An epicenter of animal health: How Iowa’s public-private partnerships advance vaccine innovation
This story originally appeared on Biofuels Digest.
Well known for advancements in crop sciences and biofuels, Iowa’s leadership in the bioindustry extends beyond these pillars into the field of animal health. The state boasts the second highest concentration of animal scientists in the United States, many of whom hail from Ames, Iowa (which has the highest concentration of animal scientists of any metro area in the country). Ames is an animal health epicenter in its own right as home to Iowa State University’s (ISU) College of Veterinary Medicine and to one of Merck’s Animal Health vaccine manufacturing facilities. Each entity’s credentials are impressive on their own merits, but a new four-year strategic alliance between the two organizations now aims to combine Merck Animal Health’s resources and industry leadership with Iowa State’s research capabilities to expedite the delivery of advanced animal health solutions to the marketplace.
“It’s like one plus one is now three,” said Mike Roof, chief technology officer of vaccines and immunotherapeutics at Iowa State University. “A project might start by looking at the vector of a vaccine, which evolves into the development of a computer system to track emerging diseases, which evolves into Merck hiring a post-doctoral fellow working on a project. The alliance is in its infancy now, but the potential opportunities are endless.”
With an emphasis on new treatments for companion, equine and livestock animals, the first phase of this joint research project explores innovations in drug and vaccine delivery and encompasses research and development, manufacturing, business development and more.

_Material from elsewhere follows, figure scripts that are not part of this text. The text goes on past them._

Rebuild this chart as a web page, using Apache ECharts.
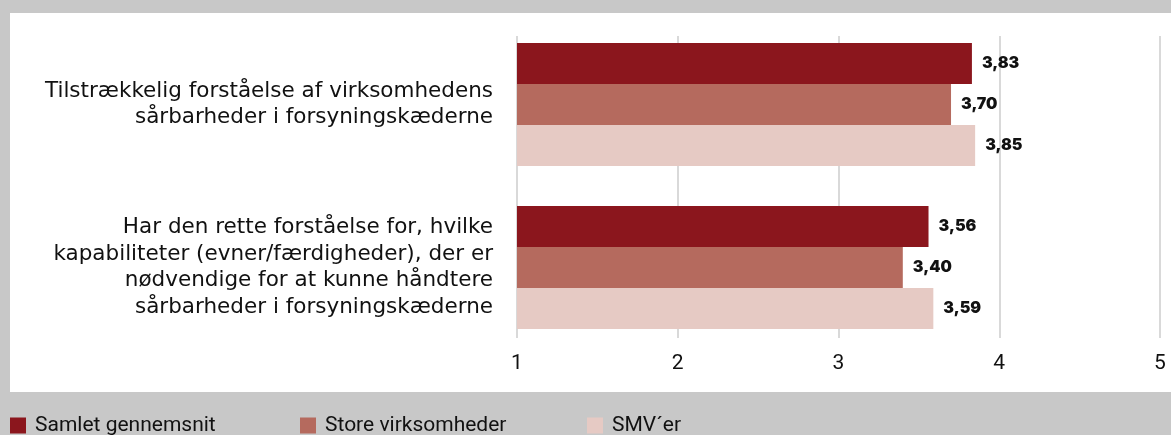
<!DOCTYPE html>
<html>
<head>
<meta charset="utf-8">
<script src="https://cdn.jsdelivr.net/npm/echarts@6/dist/echarts.min.js"></script>
<style>
  html, body { margin: 0; padding: 0; background: #c8c8c8; }
  #chart { width: 1171px; height: 435px; }
</style>
</head>
<body>
<div id="chart"></div>
<script>
// Questions (top to bottom)
const categories = [
  'Tilstrækkelig forståelse af virksomhedens\nsårbarheder i forsyningskæderne',
  'Har den rette forståelse for, hvilke\nkapabiliteter (evner/færdigheder), der er\nnødvendige for at kunne håndtere\nsårbarheder i forsyningskæderne'
];
// Average scores per group
const seriesNames = ['Samlet gennemsnit', 'Store virksomheder', 'SMV´er'];
const samletGennemsnit = [3.83, 3.56];
const storeVirksomheder = [3.70, 3.40];
const smv = [3.85, 3.59];
const xTicks = [1, 2, 3, 4, 5];

const colors = ['#8b161d', '#b56a5e', '#e6cac4'];
const values = [samletGennemsnit, storeVirksomheder, smv];
const legendLefts = [10, 300, 587];

const chart = echarts.init(document.getElementById('chart'));

const tickFont = '"Roboto", sans-serif';

chart.setOption({
  backgroundColor: '#c8c8c8',
  animation: false,
  graphic: [{
    type: 'rect',
    z: -10,
    shape: { x: 10, y: 13, width: 1161, height: 379 },
    style: { fill: '#ffffff' }
  }],
  grid: [
    // bars and labels
    { left: 517, right: 11, top: 23, bottom: 86, containLabel: false },
    // vertical gridlines, slightly shorter than the bar area
    { left: 517, right: 11, top: 36, bottom: 97, containLabel: false, z: -1 }
  ],
  xAxis: [{
    type: 'value',
    gridIndex: 0,
    min: xTicks[0],
    max: xTicks[xTicks.length - 1],
    interval: 1,
    axisLine: { show: false },
    axisTick: { show: false },
    splitLine: { show: false },
    axisLabel: {
      margin: 4,
      fontFamily: tickFont,
      fontSize: 21,
      color: '#111111',
      formatter: v => String(v)
    }
  }, {
    type: 'value',
    gridIndex: 1,
    min: xTicks[0],
    max: xTicks[xTicks.length - 1],
    interval: 1,
    axisLine: { show: false },
    axisTick: { show: false },
    axisLabel: { show: false },
    splitLine: { show: true, lineStyle: { color: '#d9d9d9', width: 2 } }
  }],
  yAxis: [{
    type: 'category',
    gridIndex: 0,
    data: categories,
    inverse: true,
    axisLine: { show: false },
    axisTick: { show: false },
    axisLabel: {
      margin: 24,
      fontFamily: '"DejaVu Sans", sans-serif',
      fontSize: 21.5,
      lineHeight: 26.5,
      color: '#111111',
      align: 'right'
    }
  }, {
    type: 'value',
    gridIndex: 1,
    show: false
  }],
  // one legend block per series so each entry sits at its own column
  legend: seriesNames.map((name, i) => ({
    left: legendLefts[i],
    top: 415,
    padding: 0,
    itemWidth: 16,
    itemHeight: 16,
    icon: 'rect',
    data: [name],
    textStyle: {
      fontFamily: tickFont,
      fontSize: 21,
      color: '#111111',
      padding: [0, 0, 0, 4]
    }
  })),
  series: seriesNames.map((name, i) => ({
    name: name,
    type: 'bar',
    xAxisIndex: 0,
    yAxisIndex: 0,
    data: values[i],
    barWidth: 41,
    barGap: '0%',
    itemStyle: { color: colors[i] },
    label: {
      show: true,
      position: 'right',
      distance: 10,
      fontFamily: '"Inter", "Roboto", sans-serif',
      fontWeight: 900,
      fontSize: 16,
      color: '#111111',
      formatter: p => p.value.toFixed(2).replace('.', ',')
    }
  }))
});
</script>
</body>
</html>
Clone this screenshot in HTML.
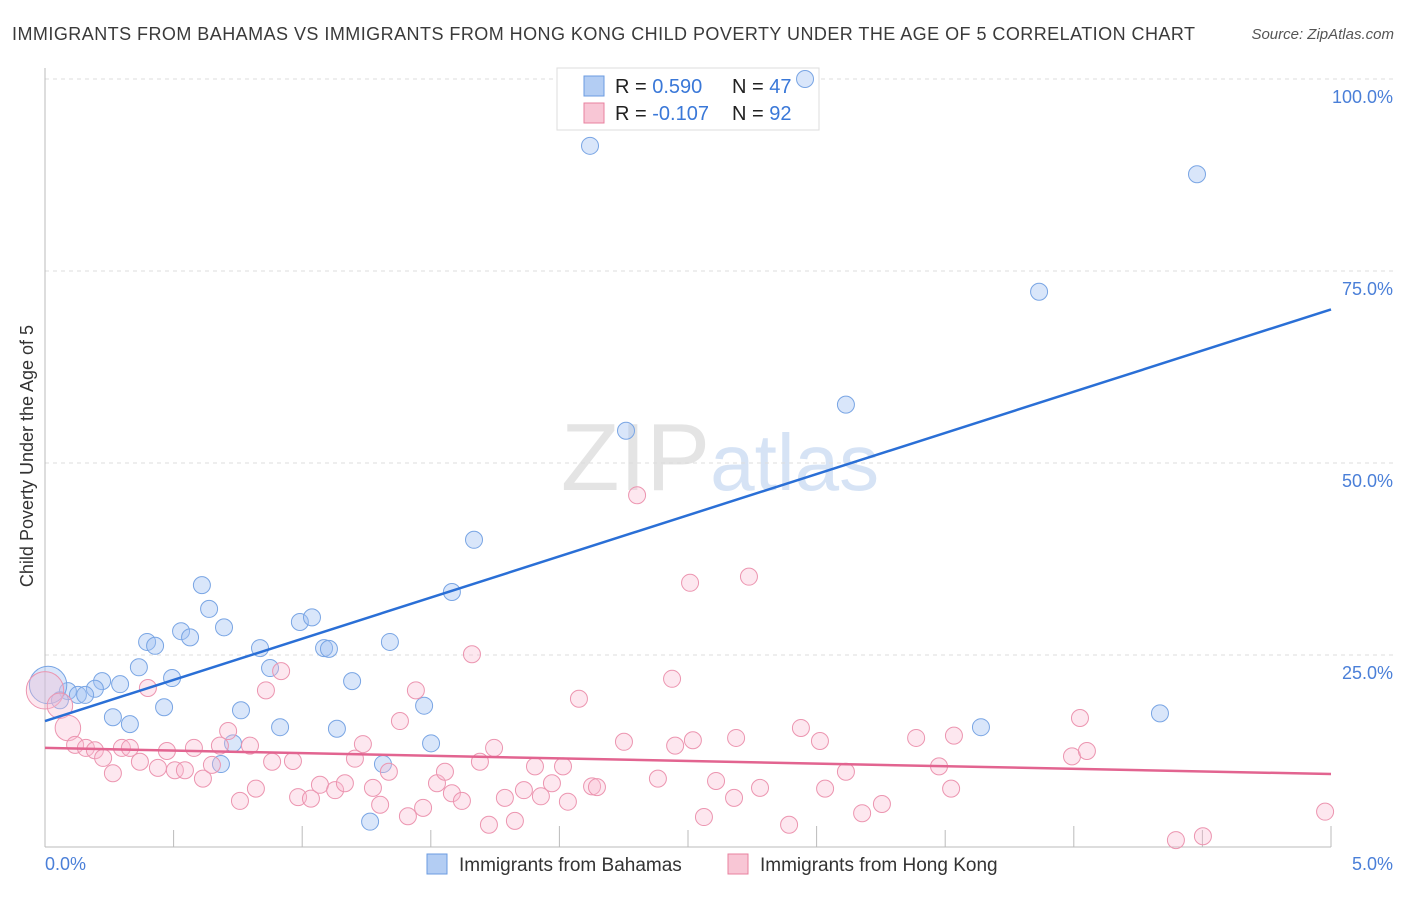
<!DOCTYPE html>
<html><head><meta charset="utf-8"><style>
body{margin:0;background:#fff;font-family:"Liberation Sans",sans-serif;}
svg text{font-family:"Liberation Sans",sans-serif;}
</style></head><body>
<svg id="chart" width="1406" height="892" viewBox="0 0 1406 892" xmlns="http://www.w3.org/2000/svg">
<text x="12" y="40" font-size="18" fill="#3a3a3a" textLength="1183" lengthAdjust="spacing">IMMIGRANTS FROM BAHAMAS VS IMMIGRANTS FROM HONG KONG CHILD POVERTY UNDER THE AGE OF 5 CORRELATION CHART</text>
<text x="1394" y="39" font-size="15" fill="#555" font-style="italic" text-anchor="end">Source: ZipAtlas.com</text>
<text x="720" y="490" font-size="96" text-anchor="middle" fill="#e4e4e4" font-family="Liberation Serif"><tspan>ZIP</tspan><tspan fill="#d6e3f5" font-family="Liberation Sans" font-size="80">atlas</tspan></text>
<g id="grid"></g>
<g id="axes"></g>
<g>
<rect x="557" y="68" width="262" height="62" fill="#fff" stroke="#ddd"/>
<rect x="584" y="76" width="20" height="20" fill="#b3cdf3" stroke="#6b9be0"/>
<rect x="584" y="103" width="20" height="20" fill="#f8c6d5" stroke="#e8819f"/>
<text x="615" y="93" font-size="20" fill="#222">R = <tspan fill="#3a78d8"> 0.590</tspan><tspan x="732">N = </tspan><tspan fill="#3a78d8">47</tspan></text>
<text x="615" y="120" font-size="20" fill="#222">R = <tspan fill="#3a78d8">-0.107</tspan><tspan x="732">N = </tspan><tspan fill="#3a78d8">92</tspan></text>
</g>
<g id="pts"></g>
<g id="lines"></g>
<text transform="translate(33,456) rotate(-90)" font-size="18" fill="#333" text-anchor="middle">Child Poverty Under the Age of 5</text>
<text x="45" y="870" font-size="18" fill="#4a7fd8">0.0%</text>
<text x="1393" y="870" font-size="18" fill="#4a7fd8" text-anchor="end">5.0%</text>
<g>
<rect x="427" y="854" width="20" height="20" fill="#b3cdf3" stroke="#6b9be0"/>
<text x="459" y="871" font-size="19" fill="#333">Immigrants from Bahamas</text>
<rect x="728" y="854" width="20" height="20" fill="#f8c6d5" stroke="#e8819f"/>
<text x="760" y="871" font-size="19" fill="#333">Immigrants from Hong Kong</text>
</g>
</svg>
<script>
const yTicks=[25,50,75,100];
const yTickLabels=["25.0%","50.0%","75.0%","100.0%"];
const xTicks=[0.5,1,1.5,2,2.5,3,3.5,4,4.5,5];
const bahamasX=[2.955,2.119,4.479,3.865,3.114,2.259,1.668,1.582,0.610,0.638,0.529,0.564,0.696,0.397,0.428,0.991,1.038,0.836,1.085,1.104,1.341,0.365,0.875,0.494,1.194,0.222,0.292,0.194,0.089,0.128,0.156,0.058,0.012,0.463,0.762,0.264,0.330,0.914,1.474,1.135,3.639,4.335,0.731,0.684,1.314,1.501,1.264];
const bahamasY=[100.0,91.3,87.6,72.3,57.6,54.2,40.0,33.2,34.1,31.0,28.1,27.3,28.6,26.7,26.2,29.3,29.9,25.9,25.9,25.8,26.7,23.4,23.3,22.0,21.6,21.6,21.2,20.6,20.3,19.8,19.8,19.1,21.1,18.2,17.8,16.9,16.0,15.6,18.4,15.4,15.6,17.4,13.5,10.8,10.8,13.5,3.3];
const bahamasSize=[1,1,1,1,1,1,1,1,1,1,1,1,1,1,1,1,1,1,1,1,1,1,1,1,1,1,1,1,1,1,1,1,2.2,1,1,1,1,1,1,1,1,1,1,1,1,1,1];
const hkX=[0.00,0.058,0.089,0.117,0.159,0.194,0.226,0.264,0.299,0.330,0.369,0.400,0.439,0.474,0.505,0.544,0.579,0.614,0.649,0.712,0.680,0.758,0.797,0.820,0.859,0.883,0.918,0.964,0.984,1.034,1.069,1.128,1.166,1.205,1.236,1.275,1.303,1.337,1.380,1.411,1.442,1.470,1.524,1.555,1.582,1.621,1.660,1.691,1.726,1.746,1.788,1.827,1.862,1.905,1.928,1.971,2.014,2.033,2.076,2.127,2.146,2.251,2.302,2.383,2.438,2.450,2.508,2.519,2.562,2.609,2.679,2.687,2.737,2.780,2.893,2.939,3.013,3.033,3.114,3.177,3.254,3.387,3.476,3.523,3.534,3.993,4.024,4.051,4.397,4.502,4.977];
const hkY=[20.4,18.4,15.5,13.3,12.9,12.6,11.6,9.6,12.9,12.9,11.1,20.7,10.3,12.5,10.0,10.0,12.9,8.9,10.7,15.1,13.2,6.0,13.2,7.6,20.4,11.1,22.9,11.2,6.5,6.3,8.1,7.4,8.3,11.5,13.4,7.7,5.5,9.8,16.4,4.0,20.4,5.1,8.3,9.8,7.0,6.0,25.1,11.1,2.9,12.9,6.4,3.4,7.4,10.5,6.6,8.3,10.5,5.9,19.3,7.9,7.8,13.7,45.8,8.9,21.9,13.2,34.4,13.9,3.9,8.6,6.4,14.2,35.2,7.7,2.9,15.5,13.8,7.6,9.8,4.4,5.6,14.2,10.5,7.6,14.5,11.8,16.8,12.5,0.9,1.4,4.6];
const hkSize=hkX.map((v,i)=>i===0?2.2:(i<3?1.5:1));
const bahamasTrend=[16.4,70.0];
const hkTrend=[12.9,9.5];
const NS="http://www.w3.org/2000/svg";
const X0=45,X1=1331,Y0=847,Y100=79;
const sx=v=>X0+(v/5)*(X1-X0);
const sy=v=>Y0-(v/100)*(Y0-Y100);
function mk(tag,attrs,parent){const e=document.createElementNS(NS,tag);for(const k in attrs)e.setAttribute(k,attrs[k]);parent.appendChild(e);return e;}
const grid=document.getElementById('grid');
yTicks.forEach((t,i)=>{
  const l=mk('line',{x1:45,x2:1394,y1:sy(t),y2:sy(t),stroke:'#ddd','stroke-dasharray':'4,4'},grid);
  
  
  const tx=mk('text',{x:1393,y:sy(t)+24,'font-size':18,fill:'#4a7fd8','text-anchor':'end'},grid);
  tx.textContent=yTickLabels[i];
  
  
});
const axes=document.getElementById('axes');
mk('line',{x1:45,x2:45,y1:68,y2:847,stroke:'#bbb'},axes);
mk('line',{x1:45,x2:1331,y1:847,y2:847,stroke:'#bbb'},axes);
xTicks.forEach((t,i)=>{
  const l=mk('line',{x1:sx(t),x2:sx(t),y1:(i%2?826:830),y2:847,stroke:'#bbb'},axes);
  
  
});
const pts=document.getElementById('pts');
function drawSeries(xs,ys,sz,fill,stroke,name){
  xs.forEach((x,i)=>{
    const c=mk('circle',{cx:sx(x),cy:sy(ys[i]),r:8.5*sz[i],fill:fill,stroke:stroke,'stroke-width':1},pts);
    
    
  });
}
drawSeries(bahamasX,bahamasY,bahamasSize,'rgba(160,192,242,0.4)','#79a5e4','point-bahamas');
drawSeries(hkX,hkY,hkSize,'rgba(248,186,208,0.35)','#ec95b0','point-hongkong');
const lines=document.getElementById('lines');
const bl=mk('line',{x1:sx(0),y1:sy(bahamasTrend[0]),x2:sx(5),y2:sy(bahamasTrend[1]),stroke:'#2a6fd6','stroke-width':2.5},lines);


const pl=mk('line',{x1:sx(0),y1:sy(hkTrend[0]),x2:sx(5),y2:sy(hkTrend[1]),stroke:'#e26490','stroke-width':2.5},lines);


</script>
</body></html>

New Path Toward Collaboration
This strategic alliance represents the continuation of a long-standing relationship. The two organizations previously joined forces on projects such as the development of SEQUIVITY®, Merck Animal Heath’s revolutionary RNA particle technology platform designed to combat new and evolving disease pathogens, including the company’s recently announced vaccine for sapovirus which causes diarrhea in young pigs. Now supported through a formalized structure and dedicated funding, the new alliance fully integrates both parties’ capabilities and leverages resources and expertise beyond the scope of prior projects. First launched in February 2022, the alliance has quickly expanded beyond its initial scope into a fully integrated portfolio yielding immediate benefits for both organizations: ISU has taken advantage of Merck’s global research infrastructure, animal health industry insights, and expertise across various business units, while Merck has benefitted from closer access to in-state talent, broader customer access, and the opportunity to run pilot test studies and small clinical trials at the university or through associated contract research organizations.
Investing in Emerging Technologies
Among the many advancements and investments borne out of ISU’s research facilities are three that offer long-term promise for continued improvements in animal (and human) health:
- Nanovaccine development using nanoparticles. Nearly all companies specializing in animal health and human health have an interest in nanoparticles given the potential applications for developing nanovaccines that are needle-free, remain stable at room temperature, and take far less time to manufacture. ISU’s Nanovaccine Institute is on the leading edge of this research that promises to offer an effective method of delivery for livestock and other animals.
- Investments in future vaccine development. Located in ISU’s Research Park, CYVAX is ISU’s Vaccine Development Laboratory focused on USDA-compliant master seeds, manufacturing scale up and commercial development of materials used for clinical trials. The lab supports startups in a critical phase of company maturation with the goal of providing participating early-stage companies with an avenue for long-term commercial success.
- Production of RNA vaccines using extracellular vesicles. RNA vaccines have received plenty of headlines in recent years, but current applications of RNA technology can be expensive and complicated. ISU is working toward improvements on this technology that could make human vaccines cheaper and allow RNA vaccines to come into the animal health space.
Thanks to these advancements, Merck Animal Health has been able to plan for projects beyond a pathogen-specific scope. Under this partnership, Merck and ISU have built a portfolio of projects focused not only on research and development, but data management, immunostimulants to improve the immune system, and streamlining vaccine dosing and delivery as well. This advanced portfolio of platform technologies can be applied across Merck’s ecosystem, allowing greater interface between complex interdisciplinary teams.
As the relationship between ISU and Merck Animal Health continues, it’s bolstered by Iowa’s pro-business environment that incentivizes innovation and collaboration – a key factor in solidifying the state’s standing as an epicenter for animal health and bioscience excellence.